# [Source excerpt]
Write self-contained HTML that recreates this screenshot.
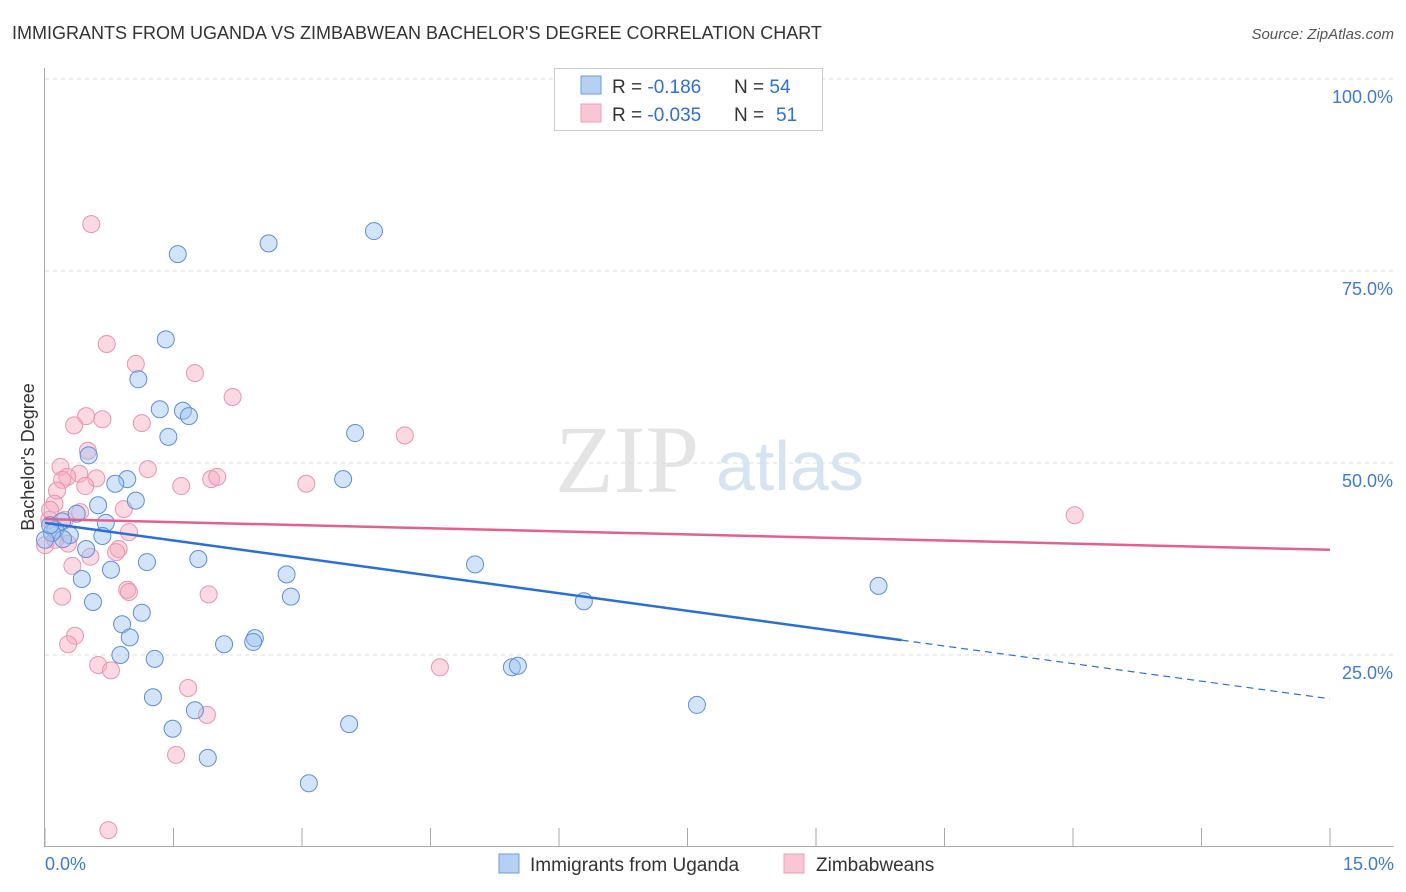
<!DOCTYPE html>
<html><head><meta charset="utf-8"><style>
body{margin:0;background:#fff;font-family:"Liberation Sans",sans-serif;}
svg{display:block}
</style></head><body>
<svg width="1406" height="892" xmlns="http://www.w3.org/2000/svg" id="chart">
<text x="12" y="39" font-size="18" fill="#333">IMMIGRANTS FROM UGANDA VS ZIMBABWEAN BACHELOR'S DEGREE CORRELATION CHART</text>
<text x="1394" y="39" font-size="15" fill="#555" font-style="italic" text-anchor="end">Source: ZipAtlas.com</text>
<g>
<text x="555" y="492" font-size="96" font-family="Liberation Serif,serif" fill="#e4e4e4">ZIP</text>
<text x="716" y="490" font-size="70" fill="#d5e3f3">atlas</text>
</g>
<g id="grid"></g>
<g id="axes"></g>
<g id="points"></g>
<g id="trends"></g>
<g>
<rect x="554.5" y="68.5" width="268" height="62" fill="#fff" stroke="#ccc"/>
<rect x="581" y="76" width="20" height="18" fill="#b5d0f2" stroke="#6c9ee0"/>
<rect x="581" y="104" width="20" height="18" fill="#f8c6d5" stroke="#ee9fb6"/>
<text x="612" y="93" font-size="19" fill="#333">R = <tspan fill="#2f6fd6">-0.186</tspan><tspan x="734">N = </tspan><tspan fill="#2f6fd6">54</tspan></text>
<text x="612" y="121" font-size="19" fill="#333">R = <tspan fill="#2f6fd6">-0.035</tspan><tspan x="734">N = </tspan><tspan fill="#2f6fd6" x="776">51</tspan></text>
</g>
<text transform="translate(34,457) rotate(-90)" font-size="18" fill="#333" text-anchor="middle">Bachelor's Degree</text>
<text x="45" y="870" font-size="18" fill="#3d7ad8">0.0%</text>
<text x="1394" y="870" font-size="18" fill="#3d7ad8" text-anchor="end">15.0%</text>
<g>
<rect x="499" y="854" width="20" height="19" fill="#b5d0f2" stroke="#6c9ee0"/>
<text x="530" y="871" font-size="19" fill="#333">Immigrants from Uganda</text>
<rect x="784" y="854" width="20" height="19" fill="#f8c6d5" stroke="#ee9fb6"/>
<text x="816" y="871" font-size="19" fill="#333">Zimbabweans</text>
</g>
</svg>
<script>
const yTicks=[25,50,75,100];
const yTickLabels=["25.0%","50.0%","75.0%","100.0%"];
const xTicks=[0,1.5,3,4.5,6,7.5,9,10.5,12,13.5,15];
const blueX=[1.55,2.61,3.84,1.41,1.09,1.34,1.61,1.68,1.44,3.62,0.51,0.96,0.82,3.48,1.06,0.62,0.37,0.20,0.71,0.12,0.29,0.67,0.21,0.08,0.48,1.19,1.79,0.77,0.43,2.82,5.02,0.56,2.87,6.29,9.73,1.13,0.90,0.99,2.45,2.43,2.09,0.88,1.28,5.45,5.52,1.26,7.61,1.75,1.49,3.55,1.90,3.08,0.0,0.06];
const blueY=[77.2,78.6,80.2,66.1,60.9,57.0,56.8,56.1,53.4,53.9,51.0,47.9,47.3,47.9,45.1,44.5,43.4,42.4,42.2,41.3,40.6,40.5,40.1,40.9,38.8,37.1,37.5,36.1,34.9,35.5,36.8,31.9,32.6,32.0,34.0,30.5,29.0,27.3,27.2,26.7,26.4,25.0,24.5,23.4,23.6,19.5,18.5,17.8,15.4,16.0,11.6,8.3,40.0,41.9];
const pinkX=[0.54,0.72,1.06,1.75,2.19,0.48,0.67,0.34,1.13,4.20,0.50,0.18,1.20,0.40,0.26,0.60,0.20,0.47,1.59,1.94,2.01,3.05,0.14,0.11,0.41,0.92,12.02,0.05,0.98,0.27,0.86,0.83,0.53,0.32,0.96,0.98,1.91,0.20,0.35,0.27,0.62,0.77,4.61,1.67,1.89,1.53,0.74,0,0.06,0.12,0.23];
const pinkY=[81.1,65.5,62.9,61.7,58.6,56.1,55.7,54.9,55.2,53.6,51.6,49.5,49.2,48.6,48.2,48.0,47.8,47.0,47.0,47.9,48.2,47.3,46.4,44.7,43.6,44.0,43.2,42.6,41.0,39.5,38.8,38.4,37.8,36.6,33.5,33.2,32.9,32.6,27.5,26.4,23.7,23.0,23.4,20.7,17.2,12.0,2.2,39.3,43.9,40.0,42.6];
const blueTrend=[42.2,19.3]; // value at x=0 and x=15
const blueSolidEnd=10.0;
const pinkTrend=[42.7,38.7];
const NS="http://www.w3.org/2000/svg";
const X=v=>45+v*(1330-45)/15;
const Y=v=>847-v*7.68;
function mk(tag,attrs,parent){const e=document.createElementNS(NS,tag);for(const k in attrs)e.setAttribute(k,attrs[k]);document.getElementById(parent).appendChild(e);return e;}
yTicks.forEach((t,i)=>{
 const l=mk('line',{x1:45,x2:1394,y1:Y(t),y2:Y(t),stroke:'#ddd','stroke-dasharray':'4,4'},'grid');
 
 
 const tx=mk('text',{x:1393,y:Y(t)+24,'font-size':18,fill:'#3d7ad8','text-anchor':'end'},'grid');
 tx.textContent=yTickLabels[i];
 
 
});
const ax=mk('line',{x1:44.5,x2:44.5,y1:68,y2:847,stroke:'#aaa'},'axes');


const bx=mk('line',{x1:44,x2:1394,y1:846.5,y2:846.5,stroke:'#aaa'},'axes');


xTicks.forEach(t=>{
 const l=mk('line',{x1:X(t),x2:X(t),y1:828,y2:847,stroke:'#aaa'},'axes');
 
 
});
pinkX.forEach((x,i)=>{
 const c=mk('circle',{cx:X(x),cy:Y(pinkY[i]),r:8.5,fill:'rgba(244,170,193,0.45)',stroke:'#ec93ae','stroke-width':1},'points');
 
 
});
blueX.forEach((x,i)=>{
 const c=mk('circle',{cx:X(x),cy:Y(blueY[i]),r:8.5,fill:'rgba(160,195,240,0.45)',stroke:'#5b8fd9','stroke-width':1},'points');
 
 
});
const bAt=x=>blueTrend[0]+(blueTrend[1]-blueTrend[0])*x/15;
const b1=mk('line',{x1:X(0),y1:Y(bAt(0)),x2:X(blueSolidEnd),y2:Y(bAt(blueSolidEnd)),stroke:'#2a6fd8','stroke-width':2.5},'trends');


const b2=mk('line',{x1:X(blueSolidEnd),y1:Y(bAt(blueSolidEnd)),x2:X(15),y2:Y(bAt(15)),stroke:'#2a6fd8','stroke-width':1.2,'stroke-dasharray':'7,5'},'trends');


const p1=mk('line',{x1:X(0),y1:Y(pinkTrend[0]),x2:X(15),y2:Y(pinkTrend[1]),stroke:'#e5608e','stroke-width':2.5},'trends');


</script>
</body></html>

# [To do]
Copy the listing word for word, excluding its pictures.

# [Problem solution]
Write self-contained HTML that recreates this screenshot.
<!DOCTYPE html>
<html><head><meta charset="utf-8"><style>
body{margin:0;background:#fff;font-family:"Liberation Sans",sans-serif;}
svg{display:block}
</style></head><body>
<svg width="1406" height="892" xmlns="http://www.w3.org/2000/svg" id="chart">
<text x="12" y="39" font-size="18" fill="#333">IMMIGRANTS FROM UGANDA VS ZIMBABWEAN BACHELOR'S DEGREE CORRELATION CHART</text>
<text x="1394" y="39" font-size="15" fill="#555" font-style="italic" text-anchor="end">Source: ZipAtlas.com</text>
<g>
<text x="555" y="492" font-size="96" font-family="Liberation Serif,serif" fill="#e4e4e4">ZIP</text>
<text x="716" y="490" font-size="70" fill="#d5e3f3">atlas</text>
</g>
<g id="grid"></g>
<g id="axes"></g>
<g id="points"></g>
<g id="trends"></g>
<g>
<rect x="554.5" y="68.5" width="268" height="62" fill="#fff" stroke="#ccc"/>
<rect x="581" y="76" width="20" height="18" fill="#b5d0f2" stroke="#6c9ee0"/>
<rect x="581" y="104" width="20" height="18" fill="#f8c6d5" stroke="#ee9fb6"/>
<text x="612" y="93" font-size="19" fill="#333">R = <tspan fill="#2f6fd6">-0.186</tspan><tspan x="734">N = </tspan><tspan fill="#2f6fd6">54</tspan></text>
<text x="612" y="121" font-size="19" fill="#333">R = <tspan fill="#2f6fd6">-0.035</tspan><tspan x="734">N = </tspan><tspan fill="#2f6fd6" x="776">51</tspan></text>
</g>
<text transform="translate(34,457) rotate(-90)" font-size="18" fill="#333" text-anchor="middle">Bachelor's Degree</text>
<text x="45" y="870" font-size="18" fill="#3d7ad8">0.0%</text>
<text x="1394" y="870" font-size="18" fill="#3d7ad8" text-anchor="end">15.0%</text>
<g>
<rect x="499" y="854" width="20" height="19" fill="#b5d0f2" stroke="#6c9ee0"/>
<text x="530" y="871" font-size="19" fill="#333">Immigrants from Uganda</text>
<rect x="784" y="854" width="20" height="19" fill="#f8c6d5" stroke="#ee9fb6"/>
<text x="816" y="871" font-size="19" fill="#333">Zimbabweans</text>
</g>
</svg>
<script>
const yTicks=[25,50,75,100];
const yTickLabels=["25.0%","50.0%","75.0%","100.0%"];
const xTicks=[0,1.5,3,4.5,6,7.5,9,10.5,12,13.5,15];
const blueX=[1.55,2.61,3.84,1.41,1.09,1.34,1.61,1.68,1.44,3.62,0.51,0.96,0.82,3.48,1.06,0.62,0.37,0.20,0.71,0.12,0.29,0.67,0.21,0.08,0.48,1.19,1.79,0.77,0.43,2.82,5.02,0.56,2.87,6.29,9.73,1.13,0.90,0.99,2.45,2.43,2.09,0.88,1.28,5.45,5.52,1.26,7.61,1.75,1.49,3.55,1.90,3.08,0.0,0.06];
const blueY=[77.2,78.6,80.2,66.1,60.9,57.0,56.8,56.1,53.4,53.9,51.0,47.9,47.3,47.9,45.1,44.5,43.4,42.4,42.2,41.3,40.6,40.5,40.1,40.9,38.8,37.1,37.5,36.1,34.9,35.5,36.8,31.9,32.6,32.0,34.0,30.5,29.0,27.3,27.2,26.7,26.4,25.0,24.5,23.4,23.6,19.5,18.5,17.8,15.4,16.0,11.6,8.3,40.0,41.9];
const pinkX=[0.54,0.72,1.06,1.75,2.19,0.48,0.67,0.34,1.13,4.20,0.50,0.18,1.20,0.40,0.26,0.60,0.20,0.47,1.59,1.94,2.01,3.05,0.14,0.11,0.41,0.92,12.02,0.05,0.98,0.27,0.86,0.83,0.53,0.32,0.96,0.98,1.91,0.20,0.35,0.27,0.62,0.77,4.61,1.67,1.89,1.53,0.74,0,0.06,0.12,0.23];
const pinkY=[81.1,65.5,62.9,61.7,58.6,56.1,55.7,54.9,55.2,53.6,51.6,49.5,49.2,48.6,48.2,48.0,47.8,47.0,47.0,47.9,48.2,47.3,46.4,44.7,43.6,44.0,43.2,42.6,41.0,39.5,38.8,38.4,37.8,36.6,33.5,33.2,32.9,32.6,27.5,26.4,23.7,23.0,23.4,20.7,17.2,12.0,2.2,39.3,43.9,40.0,42.6];
const blueTrend=[42.2,19.3]; // value at x=0 and x=15
const blueSolidEnd=10.0;
const pinkTrend=[42.7,38.7];
const NS="http://www.w3.org/2000/svg";
const X=v=>45+v*(1330-45)/15;
const Y=v=>847-v*7.68;
function mk(tag,attrs,parent){const e=document.createElementNS(NS,tag);for(const k in attrs)e.setAttribute(k,attrs[k]);document.getElementById(parent).appendChild(e);return e;}
yTicks.forEach((t,i)=>{
 const l=mk('line',{x1:45,x2:1394,y1:Y(t),y2:Y(t),stroke:'#ddd','stroke-dasharray':'4,4'},'grid');
 
 
 const tx=mk('text',{x:1393,y:Y(t)+24,'font-size':18,fill:'#3d7ad8','text-anchor':'end'},'grid');
 tx.textContent=yTickLabels[i];
 
 
});
const ax=mk('line',{x1:44.5,x2:44.5,y1:68,y2:847,stroke:'#aaa'},'axes');


const bx=mk('line',{x1:44,x2:1394,y1:846.5,y2:846.5,stroke:'#aaa'},'axes');


xTicks.forEach(t=>{
 const l=mk('line',{x1:X(t),x2:X(t),y1:828,y2:847,stroke:'#aaa'},'axes');
 
 
});
pinkX.forEach((x,i)=>{
 const c=mk('circle',{cx:X(x),cy:Y(pinkY[i]),r:8.5,fill:'rgba(244,170,193,0.45)',stroke:'#ec93ae','stroke-width':1},'points');
 
 
});
blueX.forEach((x,i)=>{
 const c=mk('circle',{cx:X(x),cy:Y(blueY[i]),r:8.5,fill:'rgba(160,195,240,0.45)',stroke:'#5b8fd9','stroke-width':1},'points');
 
 
});
const bAt=x=>blueTrend[0]+(blueTrend[1]-blueTrend[0])*x/15;
const b1=mk('line',{x1:X(0),y1:Y(bAt(0)),x2:X(blueSolidEnd),y2:Y(bAt(blueSolidEnd)),stroke:'#2a6fd8','stroke-width':2.5},'trends');


const b2=mk('line',{x1:X(blueSolidEnd),y1:Y(bAt(blueSolidEnd)),x2:X(15),y2:Y(bAt(15)),stroke:'#2a6fd8','stroke-width':1.2,'stroke-dasharray':'7,5'},'trends');


const p1=mk('line',{x1:X(0),y1:Y(pinkTrend[0]),x2:X(15),y2:Y(pinkTrend[1]),stroke:'#e5608e','stroke-width':2.5},'trends');


</script>
</body></html>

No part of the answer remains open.